Chuck Allen, right, listens to speeches during the Chuck Allen Highway dedication ceremony June 4 at the Wayne County Courthouse.

Chuck Allen, Goldsboro’s mayor since 2015, resigned from elected office Tuesday after more than a year of declining health.

“The time has come because of my health that it is best that I step down as mayor,” Allen wrote in his resignation letter that was submitted to the city clerk’s office by Councilman Bill Broadaway Tuesday morning.

Allen has been on a leave of absence since March, with Councilman David Ham serving as mayor pro tem in Allen’s place.

In his letter, Allen thanked the community and said he will always love Goldsboro.

“It has been an honor to work alongside each of you and serve this community that I love so dearly,” Allen said. “While I will be stepping down as mayor, my unwavering commitment and love for this community will always be first in my heart. I encourage all citizens to find helpful and positive ways to continue to make our community great.”

Allen served on Goldsboro City Council beginning in 1999 and was elected mayor in 2015. He is a graduate of Goldsboro High School and N.C. State University. He owns Allen Grading Co. and the Lantern Inn restaurant. He and his wife, Lori, have three children.

He chose local politics because he wanted to serve citizens of his hometown.

“I have done this simply because I care about Goldsboro, am very proud of Goldsboro and have always been committed to making it better,” Allen said.

While in office, he received many awards and accolades. Earlier this month, he had a 5-mile section of the U.S, 70 Bypass named in his honor. In April, he was awarded the Order of the Long Leaf Pine, the governor’s highest civilian honor.

In March, Allen’s leave of absence was announced briefly by Ham during a council meeting, and followed a period of declining health. Allen was diagnosed with cancer in November 2019 but continued to serve more than a year before deciding to take a leave of absence. He received an annual stipend of $11,400 that ends on June 18, said LaToya Henry, Goldsboro spokesperson.

Ham said Tuesday he is saddened by the news.

“As I have said before, mayor Allen has given 20-plus years of his life in the service of the citizens of Goldsboro both as a councilman representing the 5th District and more recently as mayor,” Ham said. “Today, that service officially comes to an end, and that’s a sad time, a sad event.”

Ham did not rule out running as a candidate to replace Allen, though, and said he would consider vying for the position.
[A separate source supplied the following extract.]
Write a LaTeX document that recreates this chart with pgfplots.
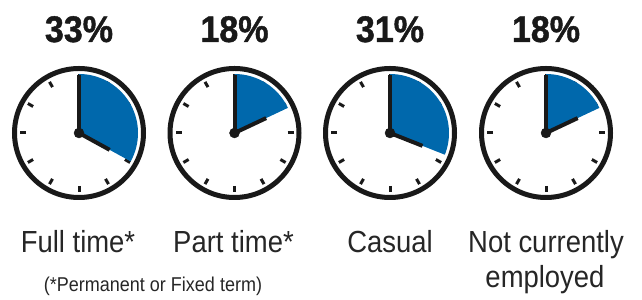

“Yes, I have considered that,” Ham said. “I’d only be appointed if I decide to make myself a candidate and the votes were there to appoint me.”

The City Council is tasked with appointing someone to serve in the mayor’s post, until the next municipal election for the city, in 2023.
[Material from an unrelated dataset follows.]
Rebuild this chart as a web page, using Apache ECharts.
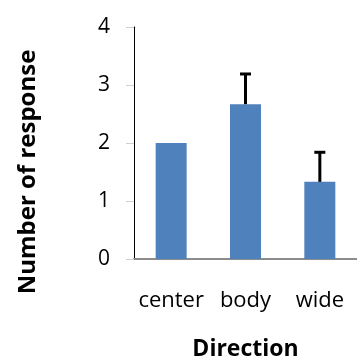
<!DOCTYPE html>
<html>
<head>
<meta charset="utf-8">
<script src="https://cdn.jsdelivr.net/npm/echarts@6/dist/echarts.min.js"></script>
<style>html,body{margin:0;padding:0;background:#fff;}#c{width:357px;height:356px;}</style>
</head>
<body>
<div id="c"></div>
<script>
const categories = ['center', 'body', 'wide'];
const values = [2, 2.67, 1.33];
const errorTop = [null, 3.19, 1.84];
const yTicks = [0, 1, 2, 3, 4];
const xTitle = 'Direction';
const yTitle = 'Number of response';

const FONT = 'Open Sans';
const chart = echarts.init(document.getElementById('c'), null, {renderer: 'canvas'});
chart.setOption({
  animation: false,
  grid: {left: 134, right: -10, top: 27, bottom: 97, containLabel: false},
  xAxis: {
    type: 'category',
    data: categories,
    axisLine: {lineStyle: {color: '#8c8c8c', width: 2}},
    axisTick: {show: false},
    axisLabel: {color: '#000', fontFamily: FONT, fontSize: 22, margin: 31, interval: 0, hideOverlap: false}
  },
  yAxis: {
    type: 'value',
    min: yTicks[0], max: yTicks[yTicks.length - 1], interval: 1,
    axisLine: {show: true, lineStyle: {color: '#000', width: 1}},
    axisTick: {show: true, length: 8, lineStyle: {color: '#d0d0d0'}},
    splitLine: {show: false},
    axisLabel: {color: '#000', fontFamily: FONT, fontSize: 21, margin: 24}
  },
  series: [
    {
      type: 'bar',
      data: values,
      barWidth: 31,
      itemStyle: {color: '#4F81BD'},
      z: 2
    },
    {
      type: 'custom',
      z: 3,
      data: errorTop.map((t, i) => [i, values[i], t]),
      renderItem: function (params, api) {
        const top = api.value(2);
        if (top === null || top === undefined || isNaN(top)) return null;
        const i = api.value(0);
        const p0 = api.coord([i, api.value(1)]);
        const p1 = api.coord([i, top]);
        const hw = 5.5;
        return {
          type: 'group',
          children: [
            {type: 'line', shape: {x1: p0[0], y1: p0[1], x2: p1[0], y2: p1[1]}, style: {stroke: '#000', lineWidth: 3}},
            {type: 'line', shape: {x1: p1[0] - hw, y1: p1[1], x2: p1[0] + hw, y2: p1[1]}, style: {stroke: '#000', lineWidth: 3}}
          ]
        };
      }
    }
  ],
  graphic: [
    {type: 'text', x: 245.5, y: 349, style: {text: xTitle, fontFamily: FONT, fontWeight: 'bold', fontSize: 23, fill: '#000', align: 'center', verticalAlign: 'middle'}},
    {type: 'text', x: 28, y: 172, rotation: Math.PI / 2, style: {text: yTitle, fontFamily: FONT, fontWeight: 'bold', fontSize: 24, fill: '#000', align: 'center', verticalAlign: 'middle'}}
  ]
});
</script>
</body>
</html>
Councilwoman Hiawatha Jones thinks naming Ham the next mayor makes sense.

“I assume that it would be Dave,” Jones said. “He has the tenure, but you never know.”
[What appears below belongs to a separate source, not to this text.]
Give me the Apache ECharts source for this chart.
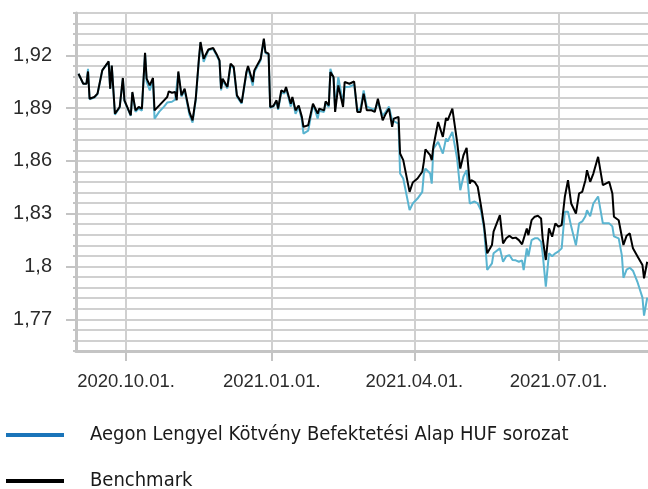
<!DOCTYPE html>
<html>
<head>
<meta charset="utf-8">
<script src="https://cdn.jsdelivr.net/npm/echarts@6/dist/echarts.min.js"></script>
<style>html,body{margin:0;padding:0;background:#fff}#c{width:648px;height:489px}</style>
</head>
<body>
<div id="c"></div>
<script>
const seriesNames = ['Aegon Lengyel Kötvény Befektetési Alap HUF sorozat', 'Benchmark'];
const dates = ['2020-09-01','2020-09-04','2020-09-06','2020-09-07','2020-09-08','2020-09-11','2020-09-13','2020-09-16','2020-09-19','2020-09-20',
'2020-09-21','2020-09-22','2020-09-24','2020-09-27','2020-09-29','2020-09-30','2020-10-04','2020-10-05','2020-10-06','2020-10-07',
'2020-10-09','2020-10-11','2020-10-13','2020-10-14','2020-10-16','2020-10-18','2020-10-19','2020-10-22','2020-10-25','2020-10-27',
'2020-10-28','2020-10-30','2020-11-01','2020-11-02','2020-11-03','2020-11-05','2020-11-07','2020-11-10','2020-11-12','2020-11-14',
'2020-11-16','2020-11-17','2020-11-19','2020-11-22','2020-11-25','2020-11-27','2020-11-29','2020-11-30','2020-12-01','2020-12-04',
'2020-12-06','2020-12-08','2020-12-10','2020-12-13','2020-12-16','2020-12-17','2020-12-20','2020-12-21','2020-12-25','2020-12-27',
'2020-12-28','2020-12-30','2020-12-31','2021-01-02','2021-01-04','2021-01-05','2021-01-07','2021-01-09','2021-01-10','2021-01-13',
'2021-01-14','2021-01-16','2021-01-18','2021-01-20','2021-01-21','2021-01-24','2021-01-27','2021-01-28','2021-01-30','2021-01-31',
'2021-02-03','2021-02-04','2021-02-06','2021-02-07','2021-02-09','2021-02-10','2021-02-12','2021-02-15','2021-02-16','2021-02-19',
'2021-02-22','2021-02-24','2021-02-26','2021-02-28','2021-03-02','2021-03-05','2021-03-07','2021-03-09','2021-03-12','2021-03-14',
'2021-03-16','2021-03-18','2021-03-19','2021-03-22','2021-03-23','2021-03-25','2021-03-29','2021-03-30','2021-03-31','2021-04-03',
'2021-04-06','2021-04-07','2021-04-08','2021-04-11','2021-04-12','2021-04-13','2021-04-16','2021-04-17','2021-04-19','2021-04-21',
'2021-04-22','2021-04-25','2021-04-28','2021-04-30','2021-05-02','2021-05-04','2021-05-06','2021-05-07','2021-05-09','2021-05-11',
'2021-05-13','2021-05-15','2021-05-17','2021-05-20','2021-05-21','2021-05-25','2021-05-27','2021-05-29','2021-05-31','2021-06-02',
'2021-06-04','2021-06-06','2021-06-08','2021-06-09','2021-06-11','2021-06-12','2021-06-14','2021-06-16','2021-06-18','2021-06-20',
'2021-06-21','2021-06-23','2021-06-25','2021-06-27','2021-06-29','2021-07-01','2021-07-03','2021-07-05','2021-07-07','2021-07-09',
'2021-07-12','2021-07-14','2021-07-16','2021-07-18','2021-07-19','2021-07-21','2021-07-23','2021-07-26','2021-07-29','2021-08-02',
'2021-08-04','2021-08-05','2021-08-08','2021-08-10','2021-08-11','2021-08-13','2021-08-15','2021-08-17','2021-08-20','2021-08-23',
'2021-08-24','2021-08-26'];
const fundValues = [1.9095,1.9038,1.9038,1.9123,1.8950,1.8960,1.8980,1.9114,1.9150,1.9162,
1.9008,1.9140,1.8862,1.8903,1.9068,1.8940,1.8855,1.8985,1.8990,1.8878,
1.8897,1.8885,1.9212,1.9050,1.9000,1.9061,1.8840,1.8880,1.8908,1.8931,
1.8942,1.8936,1.8948,1.8942,1.9100,1.8965,1.8999,1.8863,1.8817,1.8945,
1.9170,1.9270,1.9163,1.9228,1.9236,1.9203,1.9165,1.9000,1.9055,1.9012,
1.9145,1.9125,1.8965,1.8925,1.9098,1.9130,1.9027,1.9105,1.9172,1.9288,
1.9212,1.9203,1.8902,1.8908,1.8938,1.8890,1.8987,1.8983,1.9012,1.8908,
1.8955,1.8868,1.8905,1.8835,1.8755,1.8772,1.8914,1.8898,1.8840,1.8885,
1.8878,1.8930,1.8905,1.9123,1.9067,1.8897,1.9076,1.8925,1.9020,1.9021,
1.9033,1.8885,1.8897,1.9000,1.8908,1.8897,1.8891,1.8931,1.8857,1.8880,
1.8908,1.8830,1.8829,1.8812,1.8528,1.8500,1.8320,1.8320,1.8358,1.8386,
1.8424,1.8528,1.8556,1.8528,1.8471,1.8670,1.8708,1.8698,1.8641,1.8727,
1.8710,1.8765,1.8613,1.8433,1.8511,1.8547,1.8358,1.8358,1.8369,1.8358,
1.8320,1.8216,1.7980,1.8018,1.8075,1.8103,1.8027,1.8058,1.8065,1.8037,
1.8035,1.8027,1.8035,1.7980,1.8103,1.8058,1.8150,1.8160,1.8160,1.8141,
1.8075,1.7886,1.8075,1.8058,1.8075,1.8086,1.8103,1.8311,1.8311,1.8228,
1.8120,1.8245,1.8256,1.8285,1.8319,1.8285,1.8358,1.8398,1.8245,1.8245,
1.8228,1.8171,1.8160,1.8063,1.7936,1.7982,1.7993,1.7976,1.7908,1.7823,
1.7721,1.7823];
const benchValues = [1.9095,1.9038,1.9038,1.9108,1.8953,1.8963,1.8982,1.9114,1.9152,1.9165,
1.9010,1.9142,1.8868,1.8906,1.9071,1.8944,1.8859,1.8991,1.8995,1.8887,
1.8906,1.8897,1.9214,1.9067,1.9029,1.9071,1.8887,1.8915,1.8944,1.8963,
1.8995,1.8987,1.8991,1.8944,1.9108,1.8972,1.9010,1.8878,1.8830,1.8953,
1.9180,1.9275,1.9180,1.9233,1.9241,1.9209,1.9171,1.9010,1.9067,1.9020,
1.9152,1.9133,1.8972,1.8931,1.9105,1.9139,1.9048,1.9114,1.9180,1.9294,
1.9218,1.9209,1.8906,1.8912,1.8944,1.8897,1.9000,1.8991,1.9020,1.8925,
1.8963,1.8887,1.8915,1.8850,1.8793,1.8802,1.8925,1.8906,1.8868,1.8897,
1.8887,1.8938,1.8915,1.9105,1.9076,1.8878,1.9029,1.8906,1.9048,1.9038,
1.9051,1.8878,1.8878,1.8982,1.8887,1.8887,1.8878,1.8953,1.8830,1.8868,
1.8897,1.8793,1.8840,1.8850,1.8642,1.8604,1.8424,1.8424,1.8477,1.8500,
1.8538,1.8594,1.8666,1.8632,1.8604,1.8680,1.8821,1.8812,1.8736,1.8844,
1.8830,1.8897,1.8708,1.8556,1.8632,1.8674,1.8471,1.8490,1.8481,1.8453,
1.8348,1.8235,1.8075,1.8122,1.8198,1.8292,1.8131,1.8160,1.8175,1.8160,
1.8164,1.8150,1.8126,1.8122,1.8216,1.8178,1.8263,1.8283,1.8288,1.8273,
1.8160,1.8037,1.8216,1.8169,1.8245,1.8226,1.8235,1.8396,1.8490,1.8358,
1.8301,1.8415,1.8424,1.8490,1.8547,1.8481,1.8528,1.8623,1.8462,1.8481,
1.8415,1.8283,1.8263,1.8169,1.8122,1.8175,1.8188,1.8103,1.8056,1.8008,
1.7933,1.8027];
const yTickLabels = [1.77, 1.80, 1.83, 1.86, 1.89, 1.92];
const xTickDates = ['2020-10-01', '2021-01-01', '2021-04-01', '2021-07-01'];
const legendColors = ['#1a74b9', '#000000'];
const lineColors = ['#5ab4d0', '#000000'];

function toTs(s){ const p = s.split('-').map(Number); return new Date(p[0], p[1]-1, p[2]).getTime(); }
const xTicks = xTickDates.map(toTs);
const pad = n => (n < 10 ? '0' : '') + n;
const labelFont = 'Liberation Sans';
const legendFont = "'DejaVu Sans Condensed', 'Roboto', sans-serif";
const gridCol = '#d0d0d0', axisCol = '#c4c4c4';

const chart = echarts.init(document.getElementById('c'), null, {renderer: 'canvas'});
const yBase = {type: 'value', min: 1.752, max: 1.944, interval: 0.006, position: 'left'};
const legendBase = {orient: 'horizontal', left: 6, padding: 0, icon: 'rect', itemWidth: 58, itemHeight: 4,
  textStyle: {fontFamily: legendFont, fontSize: 20, color: '#1a1a1a', padding: [0, 0, 0, 21]}};
chart.setOption({
  animation: false,
  backgroundColor: '#fff',
  grid: {left: 76, right: 0, top: 13, bottom: 138, containLabel: false},
  legend: [
    Object.assign({}, legendBase, {top: 425, data: [{name: seriesNames[0], itemStyle: {color: legendColors[0]}}]}),
    Object.assign({}, legendBase, {top: 471, data: [{name: seriesNames[1], itemStyle: {color: legendColors[1]}}]})
  ],
  xAxis: {
    type: 'value',
    min: new Date(2020, 7, 30, 10).getTime(),
    max: new Date(2021, 7, 26, 12).getTime(),
    axisLine: {show: true, lineStyle: {color: axisCol, width: 3}},
    axisTick: {show: true, customValues: xTicks, length: 10, lineStyle: {color: axisCol, width: 2}},
    axisLabel: {customValues: xTicks, margin: 21, fontFamily: labelFont, fontSize: 18.5, color: '#2b2b2b',
      formatter: v => { const d = new Date(v); return d.getFullYear() + '.' + pad(d.getMonth()+1) + '.' + pad(d.getDate()) + '.'; }},
    splitLine: {show: true, lineStyle: {color: gridCol, width: 2}}
  },
  yAxis: [
    Object.assign({}, yBase, {
      axisLine: {show: true, lineStyle: {color: axisCol, width: 3}},
      axisTick: {show: true, length: 3, lineStyle: {color: axisCol, width: 2}},
      axisLabel: {show: false},
      splitLine: {show: true, lineStyle: {color: gridCol, width: 2}}
    }),
    Object.assign({}, yBase, {
      axisLine: {show: false},
      axisTick: {show: true, customValues: yTickLabels, length: 10, lineStyle: {color: axisCol, width: 2}},
      axisLabel: {customValues: yTickLabels, margin: 24, fontFamily: labelFont, fontSize: 20, color: '#2b2b2b',
        formatter: v => String(+(+v).toFixed(3)).replace('.', ',')},
      splitLine: {show: false}
    })
  ],
  series: [
    {name: seriesNames[0], type: 'line', showSymbol: false, symbol: 'none', yAxisIndex: 0,
     lineStyle: {color: lineColors[0], width: 2}, itemStyle: {color: lineColors[0]},
     data: dates.map((d, i) => [toTs(d), fundValues[i]])},
    {name: seriesNames[1], type: 'line', showSymbol: false, symbol: 'none', yAxisIndex: 0,
     lineStyle: {color: lineColors[1], width: 2}, itemStyle: {color: lineColors[1]},
     data: dates.map((d, i) => [toTs(d), benchValues[i]])}
  ]
});
</script>
</body>
</html>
Jones also said she is sad to hear the news of Allen’s departure.

“I’m really sad that it came to this,” Jones said. “I knew that it was coming. I just didn’t know when. I’m sad because he’s really done a lot of great things for the city and for Goldsboro, and he really cares. He really cared about the entire Goldsboro, everybody, and he did a lot of things. He helped a lot of people that people don’t even know about.”

Councilman Gene Aycock said the resignation was expected.

“I hate that he had to, (but I) understand it,” Aycock said. “He’s done a great job, and we’ll never find anyone to replace him. He’s doing it because of health. It was probably time, and Chuck probably felt like it was. I understand he’s not doing that well, so that means he’s not going to come back.”

Broadaway turned in Allen’s resignation letter on Allen’s behalf.

“I hate it,” Broadaway said. “I hate the fact that he had to resign.”

Ham said City Council will discuss next steps at its June 21 meeting regarding who will be Allen’s successor.

“We will add it to the agenda for the 21 of June meeting, and we will discuss the process for replacing him,” Ham said.

Allen was not available for comment.

His resignation is effective as of Tuesday, city officials said.